WRITTEN EXERCISE:
Starting at the first line of the listing below, repeat each line exactly until the line containing "import plotly.graph_objects as go", which you include. Leave out pictures.

MATERIAL PROVIDED:
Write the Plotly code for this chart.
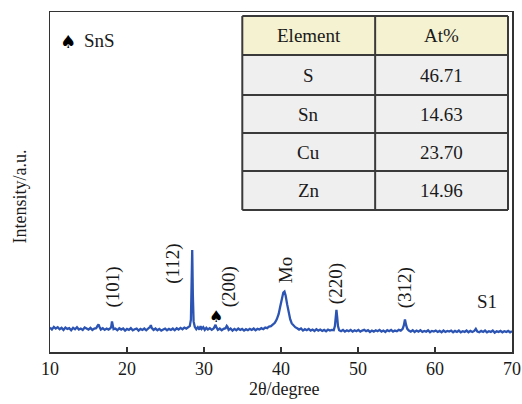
import plotly.graph_objects as go

# ---------------- data ----------------
two_theta = [
    10.0, 10.25, 10.5, 10.75, 11.0, 11.25, 11.5, 11.75, 12.0, 12.25, 12.5, 12.75,
    13.0, 13.25, 13.5, 13.75, 14.0, 14.25, 14.5, 14.75, 15.0, 15.25, 15.5, 15.75,
    16.0, 16.15, 16.3, 16.45, 16.6, 16.85, 17.1, 17.35, 17.6, 17.85, 17.95, 18.05,
    18.15, 18.25, 18.5, 18.75, 19.0, 19.25, 19.5, 19.75, 20.0, 20.25, 20.5, 20.75,
    21.0, 21.25, 21.5, 21.75, 22.0, 22.25, 22.5, 22.75, 23.0, 23.1, 23.2, 23.45,
    23.7, 23.95, 24.2, 24.45, 24.7, 24.95, 25.2, 25.45, 25.7, 25.95, 26.2, 26.45,
    26.7, 26.95, 27.2, 27.45, 27.7, 27.95, 28.15, 28.3, 28.4, 28.47, 28.55, 28.65,
    28.8, 29.0, 29.2, 29.4, 29.55, 29.7, 29.9, 30.1, 30.3, 30.5, 30.75, 31.0,
    31.25, 31.4, 31.5, 31.6, 31.8, 32.05, 32.3, 32.55, 32.8, 32.95, 33.05, 33.2,
    33.45, 33.7, 33.95, 34.2, 34.45, 34.7, 34.95, 35.2, 35.45, 35.7, 35.95, 36.2,
    36.45, 36.7, 36.95, 37.2, 37.45, 37.7, 37.95, 38.2, 38.45, 38.7, 38.95, 39.2,
    39.45, 39.7, 39.9, 40.1, 40.3, 40.45, 40.6, 40.8, 41.0, 41.2, 41.4, 41.6,
    41.85, 42.1, 42.35, 42.6, 42.85, 43.1, 43.35, 43.6, 43.85, 44.1, 44.35, 44.6,
    44.85, 45.1, 45.35, 45.6, 45.85, 46.1, 46.35, 46.6, 46.85, 47.0, 47.1, 47.2,
    47.3, 47.4, 47.55, 47.8, 48.05, 48.3, 48.55, 48.8, 49.05, 49.3, 49.55, 49.8,
    50.05, 50.3, 50.55, 50.8, 51.05, 51.3, 51.55, 51.8, 52.05, 52.3, 52.55, 52.8,
    53.05, 53.3, 53.55, 53.8, 54.05, 54.3, 54.55, 54.8, 55.05, 55.3, 55.55, 55.8,
    55.95, 56.1, 56.25, 56.4, 56.6, 56.85, 57.1, 57.35, 57.6, 57.85, 58.1, 58.35,
    58.6, 58.85, 59.1, 59.35, 59.6, 59.85, 60.1, 60.35, 60.6, 60.85, 61.1, 61.35,
    61.6, 61.85, 62.1, 62.35, 62.6, 62.85, 63.1, 63.35, 63.6, 63.85, 64.1, 64.35,
    64.6, 64.85, 65.1, 65.3, 65.5, 65.75, 66.0, 66.25, 66.5, 66.75, 67.0, 67.25,
    67.5, 67.75, 68.0, 68.25, 68.5, 68.75, 69.0, 69.25, 69.5, 69.75, 70.0,
]
intensity = [
    7.2, 6.6, 7.4, 6.9, 7.3, 6.7, 7.1, 6.5, 7.2, 6.8, 7.0, 6.4,
    7.1, 6.7, 7.3, 6.6, 6.9, 6.5, 7.2, 6.8, 6.6, 7.1, 6.5, 6.9,
    7.0, 7.6, 8.1, 7.3, 6.6, 7.0, 6.5, 6.9, 6.6, 7.0, 7.4, 9.0,
    7.6, 6.7, 6.9, 6.4, 7.0, 6.6, 6.9, 6.3, 6.8, 6.5, 7.0, 6.4,
    6.7, 6.9, 6.3, 6.8, 6.5, 6.9, 6.4, 6.8, 7.4, 7.9, 7.1, 6.5,
    6.9, 6.4, 6.8, 6.3, 6.7, 6.9, 6.4, 6.8, 6.5, 6.9, 6.4, 7.0,
    6.6, 7.1, 6.7, 7.2, 6.9, 7.4, 7.6, 9.5, 18.0, 30.0, 17.0, 9.0,
    7.4, 6.7, 7.3, 6.6, 7.6, 6.8, 7.3, 6.5, 7.1, 6.6, 7.0, 6.5,
    6.9, 7.6, 8.0, 7.3, 6.5, 6.9, 6.4, 6.8, 7.0, 7.7, 7.4, 6.5,
    6.9, 6.3, 6.8, 6.4, 6.9, 6.5, 6.8, 6.3, 6.7, 6.4, 6.8, 6.5,
    6.9, 6.4, 6.8, 6.6, 7.0, 6.7, 7.2, 7.0, 7.5, 7.6, 8.2, 8.6,
    9.6, 11.2, 13.4, 15.8, 17.5, 17.8, 16.6, 14.0, 11.5, 9.6, 8.4, 7.9,
    7.3, 7.0, 6.6, 6.9, 6.3, 6.7, 6.4, 6.8, 6.3, 6.6, 6.2, 6.7,
    6.3, 6.6, 6.2, 6.5, 6.1, 6.6, 6.3, 6.5, 6.4, 7.6, 10.0, 12.4,
    10.2, 7.6, 6.4, 6.1, 6.5, 6.0, 6.4, 6.1, 6.5, 6.0, 6.4, 6.1,
    6.5, 6.0, 6.3, 6.5, 6.1, 6.4, 5.9, 6.3, 6.0, 6.4, 6.1, 6.5,
    6.0, 6.3, 5.9, 6.4, 6.1, 6.5, 6.0, 6.3, 6.1, 6.5, 6.3, 6.8,
    7.8, 9.6, 7.9, 6.8, 6.3, 6.0, 6.4, 5.9, 6.3, 6.0, 6.4, 5.9,
    6.2, 6.0, 6.4, 5.8, 6.2, 6.0, 6.3, 5.9, 6.2, 5.8, 6.3, 5.9,
    6.2, 6.0, 6.3, 5.8, 6.2, 5.9, 6.3, 5.8, 6.1, 5.9, 6.3, 5.8,
    6.2, 5.9, 6.2, 6.8, 6.0, 5.8, 6.2, 5.9, 6.3, 5.8, 6.1, 5.9,
    6.3, 5.7, 6.1, 5.9, 6.2, 5.8, 6.1, 5.9, 6.2, 5.8, 6.1,
]

peak_labels = ["(101)", "(112)", "(200)", "Mo", "(220)", "(312)"]
peak_label_x = [18.24, 25.95, 33.28, 40.54, 47.16, 56.1]
peak_label_y = [19.1, 25.9, 19.1, 24.1, 20.0, 19.0]

sns_marker_x = [31.6]
sns_marker_y = [10.3]

sample_label = "S1"
legend_text = "SnS"

table_header = ["Element", "At%"]
elements = ["S", "Sn", "Cu", "Zn"]
at_percent = ["46.71", "14.63", "23.70", "14.96"]

x_ticks = [10, 20, 30, 40, 50, 60, 70]

# ---------------- layout helpers ----------------
W, H = 522, 404
L, R, T, B = 49.5, 512, 12, 352
SERIF = "Liberation Serif, Times New Roman, serif"
TXT = "#1a1a1a"


def px(xp):
    return (xp - L) / (R - L)


def py(yp):
    return (B - yp) / (B - T)


fig = go.Figure()
fig.add_trace(go.Scatter(
    x=two_theta, y=intensity, mode="lines",
    line=dict(color="#2c54b2", width=2.3),
    hoverinfo="skip", showlegend=False,
))

annotations = []
for lbl, lx, ly in zip(peak_labels, peak_label_x, peak_label_y):
    annotations.append(dict(
        x=lx, y=ly, xref="x", yref="y", text=lbl, showarrow=False,
        textangle=-90, font=dict(family=SERIF, size=19, color=TXT),
        xanchor="center", yanchor="middle",
    ))
for mx, my in zip(sns_marker_x, sns_marker_y):
    annotations.append(dict(
        x=mx, y=my, xref="x", yref="y", text="♠", showarrow=False,
        font=dict(family="DejaVu Sans", size=16, color="black"),
        xanchor="center", yanchor="middle",
    ))
annotations.append(dict(
    x=66.75, y=15.0, xref="x", yref="y", text=sample_label, showarrow=False,
    font=dict(family=SERIF, size=19, color=TXT), xanchor="center", yanchor="middle",
))
annotations.append(dict(
    x=px(68), y=py(41), xref="paper", yref="paper", text="♠", showarrow=False,
    font=dict(family="DejaVu Sans", size=18, color="black"),
    xanchor="center", yanchor="middle",
))
annotations.append(dict(
    x=px(82), y=py(40), xref="paper", yref="paper", text=legend_text, showarrow=False,
    font=dict(family=SERIF, size=19, color=TXT), xanchor="left", yanchor="middle",
))
annotations.append(dict(
    x=px(19), y=py(197), xref="paper", yref="paper", text="Intensity/a.u.",
    showarrow=False, textangle=-90, font=dict(family=SERIF, size=18, color=TXT),
    xanchor="center", yanchor="middle",
))
annotations.append(dict(
    x=px(284), y=py(389), xref="paper", yref="paper", text="2θ/degree",
    showarrow=False, font=dict(family=SERIF, size=18, color=TXT),
    xanchor="center", yanchor="middle",
))

# ---------------- table ----------------
col_x = [242, 375, 508]
row_y = [16, 55, 95, 133, 171, 210]
shapes = []
shapes.append(dict(type="rect", xref="paper", yref="paper",
                   x0=px(col_x[0]), x1=px(col_x[2]), y0=py(row_y[1]), y1=py(row_y[0]),
                   fillcolor="#f4f2d0", line=dict(width=0), layer="above"))
shapes.append(dict(type="rect", xref="paper", yref="paper",
                   x0=px(col_x[0]), x1=px(col_x[2]), y0=py(row_y[-1]), y1=py(row_y[1]),
                   fillcolor="#efefef", line=dict(width=0), layer="above"))
for yy in row_y:
    shapes.append(dict(type="line", xref="paper", yref="paper",
                       x0=px(col_x[0]), x1=px(col_x[2]), y0=py(yy), y1=py(yy),
                       line=dict(color="#3a3a3a", width=2), layer="above"))
for xx in col_x:
    shapes.append(dict(type="line", xref="paper", yref="paper",
                       x0=px(xx), x1=px(xx), y0=py(row_y[-1]), y1=py(row_y[0]),
                       line=dict(color="#3a3a3a", width=2), layer="above"))

rows = [table_header] + [[e, a] for e, a in zip(elements, at_percent)]
for ri, row in enumerate(rows):
    yc = (row_y[ri] + row_y[ri + 1]) / 2
    for ci, cell in enumerate(row):
        xc = (col_x[ci] + col_x[ci + 1]) / 2
        annotations.append(dict(
            x=px(xc), y=py(yc), xref="paper", yref="paper", text=cell,
            showarrow=False, font=dict(family=SERIF, size=19, color=TXT),
            xanchor="center", yanchor="middle",
        ))

fig.update_layout(
    width=W, height=H, autosize=False,
    margin=dict(l=L, r=W - R, t=T, b=H - B, pad=0, autoexpand=False),
    paper_bgcolor="white", plot_bgcolor="white",
    annotations=annotations, shapes=shapes,
    xaxis=dict(
        range=[10, 70], tickvals=x_ticks, ticktext=[str(v) for v in x_ticks],
        ticks="inside", ticklen=5, tickwidth=1.2, tickcolor="#333",
        showline=True, linecolor="#333", linewidth=1.5, mirror=True,
        showgrid=False, zeroline=False, fixedrange=True, automargin=False,
        tickfont=dict(family=SERIF, size=18, color=TXT),
    ),
    yaxis=dict(
        range=[0, 100], showticklabels=False, ticks="",
        showline=True, linecolor="#333", linewidth=1.5, mirror=True,
        showgrid=False, zeroline=False, fixedrange=True, automargin=False,
    ),
)

fig.write_html(
    "out.html",
    config={"displayModeBar": False, "responsive": False, "staticPlot": True},
    post_script=(
        "document.documentElement.style.overflow='hidden';"
        "document.body.style.overflow='hidden';"
        "document.body.style.margin='0';document.body.style.padding='0';"
    ),
)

EXERCISE SOLUTION:
Write the Plotly code for this chart.
import plotly.graph_objects as go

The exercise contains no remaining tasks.